> [TASK TO CARRY OUT]:
Retype the lines from the first one in the records down to the line containing "Sans Condensed', 'Liberation", counting both, and leave out any pictures.
◆ ◆ ◆ ◆ ◆
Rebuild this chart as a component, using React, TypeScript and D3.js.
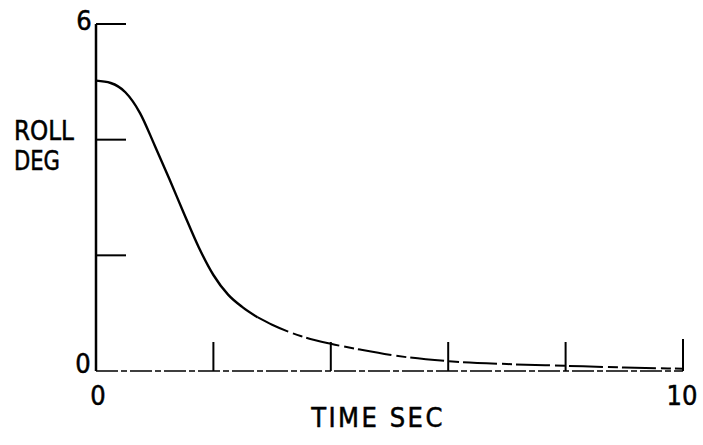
import React from "react";
import * as d3 from "d3";

// time (sec) and roll (deg)
const timeSec = [0, 0.25, 0.5, 0.75, 1.0, 1.25, 1.5, 1.75, 2.0, 2.25, 2.5, 2.75, 3.0, 3.5, 4.0, 4.5, 5.0, 6.0, 7.0, 8.0, 9.0, 10.0];
const rollDeg = [5.02, 4.98, 4.82, 4.46, 3.9, 3.32, 2.72, 2.14, 1.66, 1.32, 1.1, 0.93, 0.8, 0.6, 0.47, 0.37, 0.28, 0.17, 0.12, 0.09, 0.06, 0.04];

const xTicks = [2, 4, 6, 8, 10];
const yTicks = [2, 4, 6];
const xTickLabels = ["0", "10"];
const yTickLabels = ["0", "6"];

const W = 703;
const H = 445;
const FONT = "'DejaVu Sans Condensed', 'Liberation Sans Narrow', 'DejaVu Sans', sans-serif";

const App = () => {
  const x = d3.scaleLinear().domain([0, 10]).range([96, 683]);
  const y = d3.scaleLinear().domain([0, 6]).range([371, 24]);

  const pts = timeSec.map((t, i) => ({ t, v: rollDeg[i] }));
  const line = d3
    .line<{ t: number; v: number }>()
    .x((d) => x(d.t))
    .y((d) => y(d.v))
    .curve(d3.curveMonotoneX);

  const solid = pts.filter((d) => d.t <= 2.75);
  const tail = pts.filter((d) => d.t >= 2.75);

  const txt = { fontSize: 27, fill: "#000", stroke: "#000", strokeWidth: 0.5 };

  return (
    <svg
      width={W}
      height={H}
      style={{ position: "absolute", left: 0, top: 0, background: "#fff" }}
      fontFamily={FONT}
    >
      {/* y axis */}
      <line x1={x(0)} x2={x(0)} y1={y(0)} y2={y(6)} stroke="#000" strokeWidth={2.5} />
      {yTicks.map((v) => (
        <line key={v} x1={x(0)} x2={x(0) + 30} y1={y(v)} y2={y(v)} stroke="#000" strokeWidth={2} />
      ))}
      {/* x axis */}
      <line
        x1={x(0)}
        x2={x(10)}
        y1={y(0)}
        y2={y(0)}
        stroke="#000"
        strokeWidth={1.6}
        strokeDasharray="22 3 6 3"
      />
      {xTicks.map((t) => (
        <line key={t} x1={x(t)} x2={x(t)} y1={y(0)} y2={y(0) - (t === 10 ? 32 : 29)} stroke="#000" strokeWidth={2} />
      ))}

      {/* trace */}
      <path d={line(solid) || ""} fill="none" stroke="#000" strokeWidth={2.4} />
      <path d={line(tail) || ""} fill="none" stroke="#000" strokeWidth={2} strokeDasharray="34 5 10 4" />

      {/* tick labels */}
      <text x={x(0) - 12} y={y(6) + 6} textAnchor="middle" {...txt}>{yTickLabels[1]}</text>
      <text x={x(0) - 13} y={y(0) + 2} textAnchor="middle" {...txt}>{yTickLabels[0]}</text>
      <text x={x(0) + 2} y={y(0) + 34} textAnchor="middle" {...txt}>{xTickLabels[0]}</text>
      <text x={x(10) - 1} y={y(0) + 34} textAnchor="middle" {...txt}>{xTickLabels[1]}</text>

      {/* axis titles */}
      <text x={14} y={140} {...txt} textLength={60} lengthAdjust="spacingAndGlyphs">ROLL</text>
      <text x={14} y={170} {...txt} textLength={46} lengthAdjust="spacingAndGlyphs">DEG</text>
      <text x={378} y={427} textAnchor="middle" {...txt} letterSpacing={2.5}>TIME SEC</text>
    </svg>
  );
};

export default App;
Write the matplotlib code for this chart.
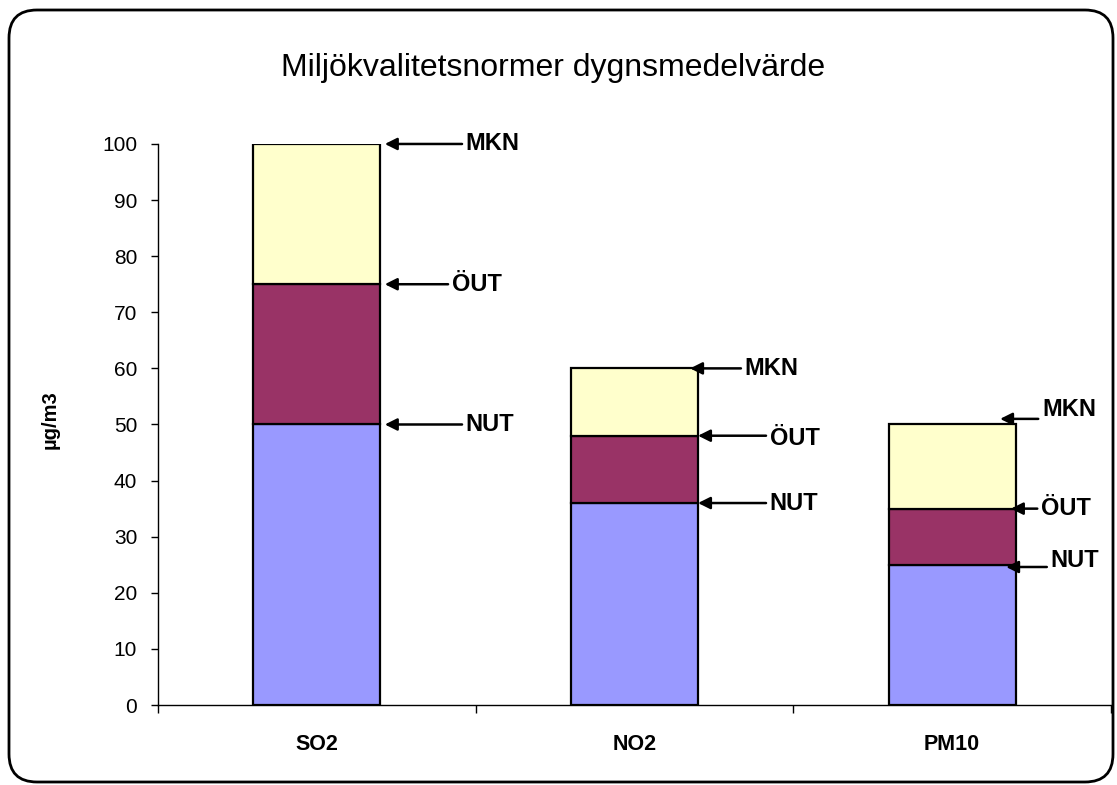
import numpy as np
import matplotlib.pyplot as plt
from matplotlib.patches import FancyBboxPatch
from matplotlib.transforms import IdentityTransform

# Data
kategorier = ['SO2', 'NO2', 'PM10']
nut = [50, 36, 25]   # nedre utvarderingstroskel
out = [25, 12, 10]   # ovre utvarderingstroskel (okning)
mkn = [25, 12, 15]   # miljokvalitetsnorm (okning)
nivaer = ['NUT', 'ÖUT', 'MKN']
farger = ['#9999FF', '#993366', '#FFFFCC']

plt.rcParams['font.family'] = ['Liberation Sans', 'DejaVu Sans']

fig = plt.figure(figsize=(11.17, 7.85), dpi=100)
ax = fig.add_axes([0.1415, 0.1019, 0.8531, 0.7147])

x = np.arange(len(kategorier))
bredd = 0.4
botten = np.zeros(len(kategorier))
for serie, farg in zip([nut, out, mkn], farger):
    ax.bar(x, serie, bredd, bottom=botten, color=farg, edgecolor='black', linewidth=1.6, zorder=2)
    botten = botten + np.array(serie)

# Pilar med etiketter (NUT, OUT, MKN)
nivavarden = np.cumsum([nut, out, mkn], axis=0)  # rader: NUT, OUT, MKN
pil_spets = [[0.214, 0.214, 0.214], [1.2, 1.2, 1.175], [2.17, 2.185, 2.151]]
text_x = [[0.469, 0.425, 0.469], [1.426, 1.426, 1.347], [2.31, 2.28, 2.283]]
pil_dy = [[0, 0, 0], [0, 0, 0], [-0.4, 0, 1.0]]
text_dy = [[0, 0, 0], [0, -0.5, 0], [0.7, 0, 2.6]]
for i in range(len(kategorier)):
    for j, namn in enumerate(nivaer):
        y = nivavarden[j][i]
        ax.annotate('', xy=(pil_spets[i][j], y + pil_dy[i][j]),
                    xytext=(text_x[i][j] - 0.012, y + pil_dy[i][j]),
                    arrowprops=dict(arrowstyle='-|>', color='black', lw=1.8,
                                    mutation_scale=18, shrinkA=0, shrinkB=0),
                    annotation_clip=False, zorder=3)
        ax.text(text_x[i][j], y + text_dy[i][j], namn, ha='left', va='center',
                fontsize=17, fontweight='bold', zorder=4)

ax.set_xlim(-0.5, 2.5)
ax.set_ylim(0, 100)
ax.set_yticks(np.arange(0, 101, 10))
ax.tick_params(axis='y', direction='out', length=5, width=1, labelsize=15, pad=10)
ax.set_xticks(x)
ax.set_xticklabels(kategorier, fontsize=15.5, fontweight='bold')
ax.tick_params(axis='x', which='major', length=0, pad=21)
ax.set_xticks([-0.5, 0.5, 1.5, 2.5], minor=True)
ax.tick_params(axis='x', which='minor', direction='out', length=6, width=1)
for s in ['top', 'right']:
    ax.spines[s].set_visible(False)
ax.spines['left'].set_linewidth(1)
ax.spines['bottom'].set_linewidth(1)

ax.set_ylabel('µg/m3', fontsize=14.5, fontweight='bold')
ax.yaxis.set_label_coords(-0.103, 0.508)

fig.text(0.495, 0.913, 'Miljökvalitetsnormer dygnsmedelvärde', ha='center', va='center', fontsize=23)

# Rundad ram runt diagrammet
ram = FancyBboxPatch((9, 3), 1104, 772, boxstyle='round,pad=0,rounding_size=28',
                     transform=IdentityTransform(), fill=False, edgecolor='black', linewidth=2)
fig.patches.append(ram)

fig.savefig('out.png', dpi=100)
◆ ◆ ◆ ◆ ◆
> [TASK RESPONSE]:
Rebuild this chart as a component, using React, TypeScript and D3.js.
import React from "react";
import * as d3 from "d3";

// time (sec) and roll (deg)
const timeSec = [0, 0.25, 0.5, 0.75, 1.0, 1.25, 1.5, 1.75, 2.0, 2.25, 2.5, 2.75, 3.0, 3.5, 4.0, 4.5, 5.0, 6.0, 7.0, 8.0, 9.0, 10.0];
const rollDeg = [5.02, 4.98, 4.82, 4.46, 3.9, 3.32, 2.72, 2.14, 1.66, 1.32, 1.1, 0.93, 0.8, 0.6, 0.47, 0.37, 0.28, 0.17, 0.12, 0.09, 0.06, 0.04];

const xTicks = [2, 4, 6, 8, 10];
const yTicks = [2, 4, 6];
const xTickLabels = ["0", "10"];
const yTickLabels = ["0", "6"];

const W = 703;
const H = 445;
const FONT = "'DejaVu Sans Condensed', 'Liberation Sans Narrow', 'DejaVu Sans', sans-serif";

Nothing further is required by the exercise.